About 60 percent of Third World debt is owed to commercial banks, and as more and more have depleted their reserves, they have been unable to meet their payments of interest and capital and have sought rescheduling.
The key Third World debtors are Mexico, Brazil and Argentina, which owe over $200 billion to other countries. A significant portion of that debt will come due within a year. There is little doubt that major banks, many of them American, have overextended themselves in these and other Latin American countries.
As Greenspan suggests, the crisis exists because no one knows whether a rescue operation underwritten by the International Monetary Fund and the major central banks can be organized in time to save the situation. It will require painful austerity programs in the borrowing countries, plus a willingness of the banks, which overeagerly pushed high interest rate loans on the borrowing countries, to stick with their commitments.
A rash pullout by the commercial banks could cause the whole house of cards to collapse. "Well over a hundred banks are loaning to Mexico, for example," Greenspan said. "And a lot of them are short term. There's nothing that says that those loans have to be renewed.
"The danger is that the equivalent of a run could occur, which could create the degree of crisis uncertainty, which would be the type of thing which would lead to a depression."

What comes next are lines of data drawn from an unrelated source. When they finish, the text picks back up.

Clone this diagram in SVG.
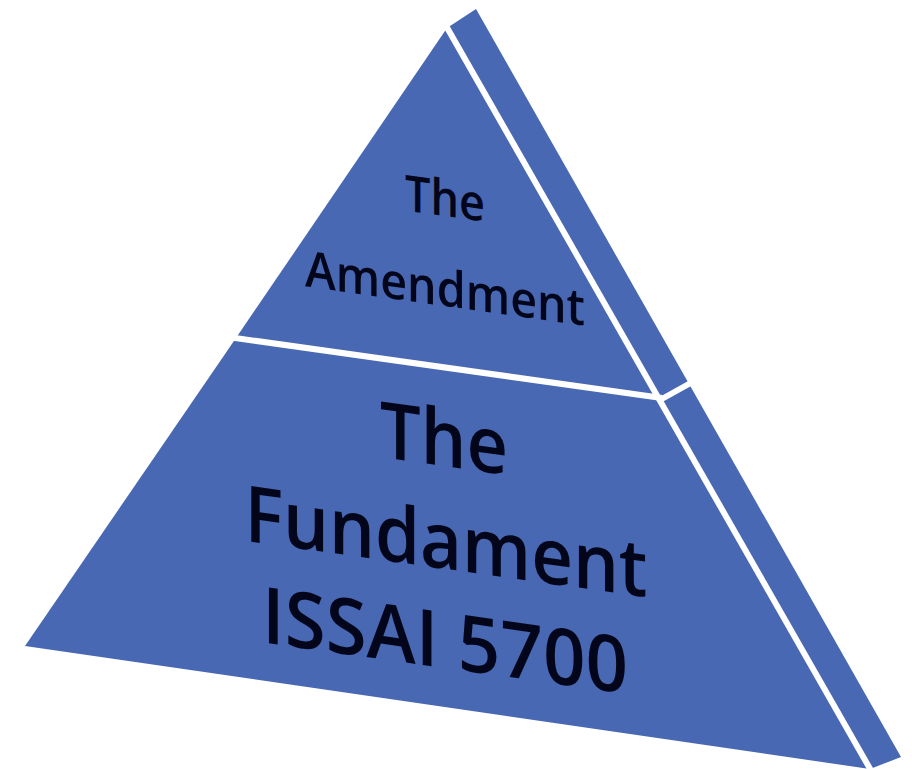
<svg xmlns="http://www.w3.org/2000/svg" width="912" height="769" viewBox="0 0 912 769">
<style>
.face{fill:#4868b4;}
.gap{stroke:#ffffff;stroke-width:6;stroke-linecap:butt;fill:none;}
.lbl{font-family:"Open Sans","Noto Sans","Liberation Sans",sans-serif;fill:#03061a;text-anchor:middle;font-weight:600;}
.big{font-size:78px;}
.small{font-size:50px;}
</style>
<rect width="912" height="769" fill="#ffffff"/>
<g id="side-face">
<polygon class="face" points="447,28 476,9 901,757 870,769"/>
</g>
<g id="tier-bottom">
<polygon class="face" points="236,338 663,398 870,769 25,646"/>
</g>
<g id="tier-top">
<polygon class="face" points="447,28 663,398 236,338"/>
</g>
<g id="connectors">
<line class="gap" x1="445" y1="24" x2="873" y2="774"/>
<line class="gap" x1="228" y1="337" x2="662" y2="398"/>
<line class="gap" x1="660" y1="400" x2="696" y2="380"/>
</g>
<g id="label-top">
<text class="lbl small" transform="translate(445,216) skewY(8)" x="0" y="0" textLength="80" lengthAdjust="spacingAndGlyphs">The</text>
<text class="lbl small" transform="translate(445,306) skewY(8)" x="0" y="0" textLength="280" lengthAdjust="spacingAndGlyphs">Amendment</text>
</g>
<g id="label-bottom">
<text class="lbl big" transform="translate(444,466) skewY(8)" x="0" y="0" textLength="128" lengthAdjust="spacingAndGlyphs">The</text>
<text class="lbl big" transform="translate(446,569) skewY(8)" x="0" y="0" textLength="403" lengthAdjust="spacingAndGlyphs">Fundament</text>
<text class="lbl big" transform="translate(445,668) skewY(8)" x="0" y="0" textLength="366" lengthAdjust="spacingAndGlyphs">ISSAI 5700</text>
</g>
</svg>
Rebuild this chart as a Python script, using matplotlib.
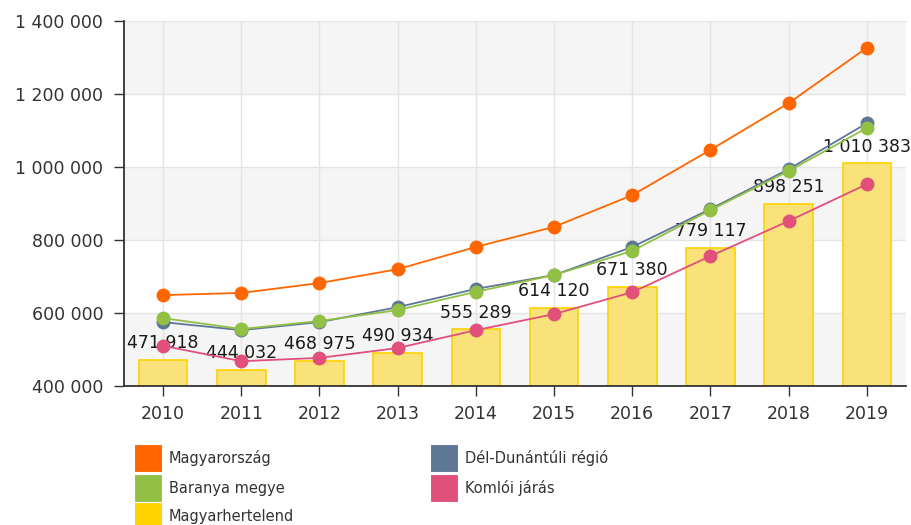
import matplotlib.pyplot as plt
import matplotlib.patches as mpatches
import matplotlib.ticker as mticker
import numpy as np

years = [2010, 2011, 2012, 2013, 2014, 2015, 2016, 2017, 2018, 2019]

# bars: Magyarhertelend
magyarhertelend = [471918, 444032, 468975, 490934, 555289, 614120, 671380, 779117, 898251, 1010383]

# lines
magyarorszag = [649000, 655000, 682000, 720000, 781000, 836000, 923000, 1047000, 1175000, 1327000]
del_dunantuli = [575000, 553000, 575000, 616000, 666000, 704000, 781000, 885000, 994000, 1120000]
baranya = [586000, 556000, 578000, 608000, 658000, 704000, 770000, 882000, 989000, 1107000]
komloi = [510000, 468000, 477000, 504000, 553000, 597000, 657000, 756000, 852000, 953000]

line_series = [
    ("Magyarország", magyarorszag, "#FF6600"),
    ("Dél-Dunántúli régió", del_dunantuli, "#5E7797"),
    ("Baranya megye", baranya, "#92C045"),
    ("Komlói járás", komloi, "#E0507A"),
]
bar_name, bar_color, bar_fill = "Magyarhertelend", "#FFD200", "#F9E27A"

plt.rcParams['font.family'] = ['DejaVu Sans']
fig = plt.figure(figsize=(9.12, 5.25), dpi=100)
ax = fig.add_axes([124 / 912, 1 - 386 / 525, (906 - 124) / 912, (386 - 21) / 525])

x = np.arange(len(years))
ax.set_xlim(-0.5, len(years) - 0.5)
ax.set_ylim(400000, 1400000)

# alternating bands
for i, lo in enumerate(range(400000, 1400000, 200000)):
    if i % 2 == 0:
        ax.axhspan(lo, lo + 200000, color="#F5F5F5", zorder=0, lw=0)
ax.yaxis.set_major_locator(mticker.MultipleLocator(200000))
ax.grid(True, color="#E4E4E4", lw=1, zorder=0.5)
ax.set_axisbelow(True)

ax.bar(x, magyarhertelend, width=0.62, bottom=0, color=bar_fill,
       edgecolor=bar_color, lw=1.2, zorder=2)
for xi, v in zip(x, magyarhertelend):
    ax.annotate(f"{v:,}".replace(",", " "), (xi, v), xytext=(0, 12),
                textcoords="offset points", ha="center", va="center",
                fontsize=12.5, color="#1a1a1a", zorder=3)

for name, vals, col in line_series:
    ax.plot(x, vals, color=col, lw=1.3, marker="o", ms=9, zorder=4)

ax.set_xticks(x)
ax.set_xticklabels([str(y) for y in years])
ax.yaxis.set_major_formatter(mticker.FuncFormatter(lambda v, p: f"{int(v):,}".replace(",", " ")))
ax.tick_params(axis="both", length=7, width=1, color="#333333", labelcolor="#333333", labelsize=12.5)
ax.tick_params(axis="x", pad=7)
ax.tick_params(axis="y", pad=8)
for s in ["top", "right"]:
    ax.spines[s].set_visible(False)
for s in ["left", "bottom"]:
    ax.spines[s].set_color("#333333")
    ax.spines[s].set_linewidth(1.3)

# legend drawn by hand (row-major like the original)
legend_items = [line_series[0][0::2], line_series[1][0::2],
                line_series[2][0::2], line_series[3][0::2],
                (bar_name, bar_color)]
col_x = [134, 430]
row_y = [458, 488, 516]
for k, (name, col) in enumerate(legend_items):
    cx = col_x[k % 2]
    cy = row_y[k // 2]
    fig.add_artist(mpatches.Rectangle((cx / 912, 1 - (cy + 14) / 525), 28 / 912, 28 / 525,
                                      transform=fig.transFigure, facecolor=col,
                                      edgecolor="white", lw=0.8))
    fig.text((cx + 35) / 912, 1 - cy / 525, name, fontsize=10.5, color="#333333",
             va="center", ha="left")

fig.savefig("out.png", dpi=100)
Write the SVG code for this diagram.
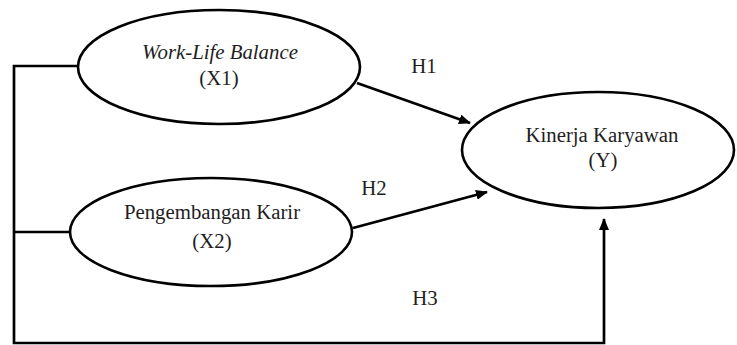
<svg xmlns="http://www.w3.org/2000/svg" width="737" height="345" viewBox="0 0 737 345">
<style>
.node ellipse{fill:#fff;stroke:#000;stroke-width:2.6}
text{font-family:"Liberation Serif","Times New Roman",serif;font-size:20.8px;fill:#1e1e1e;text-anchor:middle}
.conn{fill:none;stroke:#000;stroke-width:2.7}
</style>
<defs>
<marker id="ah" markerWidth="12" markerHeight="10" refX="11" refY="5" orient="auto" markerUnits="userSpaceOnUse">
<path d="M0,0 L12,5 L0,10 Z" fill="#000"/>
</marker>
</defs>
<rect width="737" height="345" fill="#fff"/>
<g id="connectors">
<path class="conn" d="M78,66 H14 V343 H604 V219" marker-end="url(#ah)"/>
<path class="conn" d="M14,232 H70"/>
<path class="conn" d="M357,83 L470,123" marker-end="url(#ah)"/>
<path class="conn" d="M353,228 L487,192" marker-end="url(#ah)"/>
</g>
<g id="X1" class="node">
<ellipse cx="219" cy="67" rx="141" ry="57"/>
<text x="220" y="59" font-style="italic">Work-Life Balance</text>
<text x="219" y="85">(X1)</text>
</g>
<g id="X2" class="node">
<ellipse cx="211" cy="232" rx="141" ry="54"/>
<text x="212" y="219">Pengembangan Karir</text>
<text x="212" y="248">(X2)</text>
</g>
<g id="Y" class="node">
<ellipse cx="598" cy="150" rx="136" ry="58"/>
<text x="602" y="142">Kinerja Karyawan</text>
<text x="603" y="167">(Y)</text>
</g>
<g id="labels">
<text x="424" y="73">H1</text>
<text x="374" y="195">H2</text>
<text x="425" y="305">H3</text>
</g>
</svg>
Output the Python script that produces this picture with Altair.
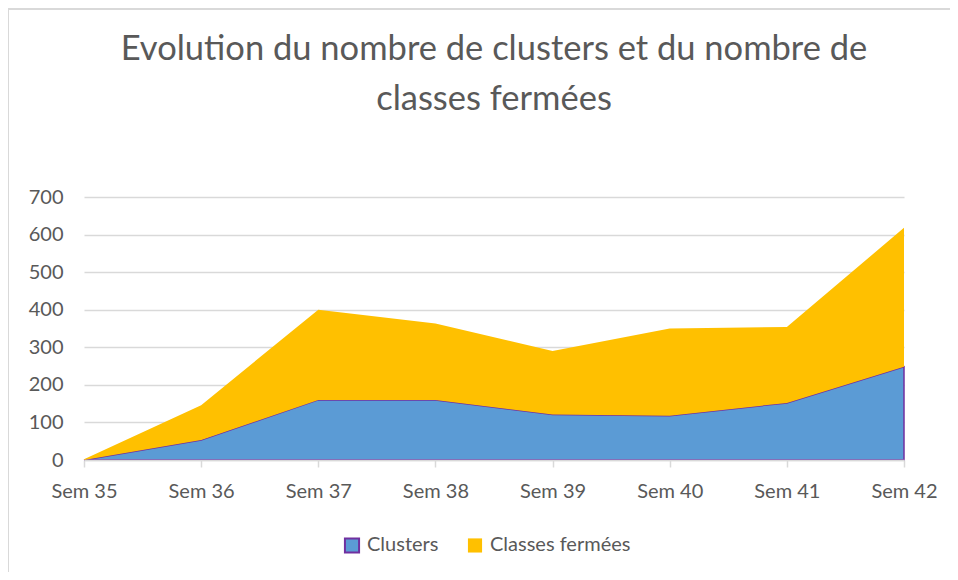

What can be done to avert a crisis? Belatedly, the United States has joined with its European allies in backing a 50 percent increase in IMF quotas, the deposits of member countries that provide the main source of its lendable funds.
Cynical Europeans suspect that the United States, which all of last year fought such a quota increase, "got religion" because the focus of the debt crisis for the moment has switched from Eastern Europe, where primarily European banks are involved, to Latin America, where American banks are more highly exposed.
Princeton University professor Peter B. Kenen warns that even a 50 percent increase in IMF quotas is not enough for the current crisis, especially if the rich nations delay activating an "emergency fund" for the IMF until 1984. He suggests that IMF reconsider the possibility of borrowing funds from private money markets.
But beyond the repairs that the IMF may be able to manage, something else is clearly needed to rescue the world from economic stagnation.
To stave off what they called the growing threat of "a financial collapse" of the world's economic system, a group of 26 leading economists gathered by the Institute of International Economics here said in a recently published study that the United States and four other major powers must join together to regenerate global economic growth.
Soberly, these economists, representing 14 countries, said there is "no prospect" of an automatic recovery from the current recession and charged there is now "a paralysis of policy" among the major Free World nations.
"There really is some risk of a breakdown in the system, which is apparent when you look at the international dimensions," said Bergsten, director of the Institute.
One of the 26, Morgan Guaranty Trust Senior Vice President Rimmer de Vries, said, "We are all gloomy for 1983. It's pretty much written off. There's nothing much we can do to change 1983. And unless we act now, we may fritter away 1984."
The main recommendation of the Bergsten group was that the United States, Japan, West Germany, the United Kingdom and Canada either take or join in an expansionary move.
"There's a Catch-22 here," economist Kaufman observed wryly last week. "Normally, you'd want to see some expansionary moves in Washington to fight the recession. But when you're talking of a budget deficit that's already $200 billion, how much more expansionary can you make it?"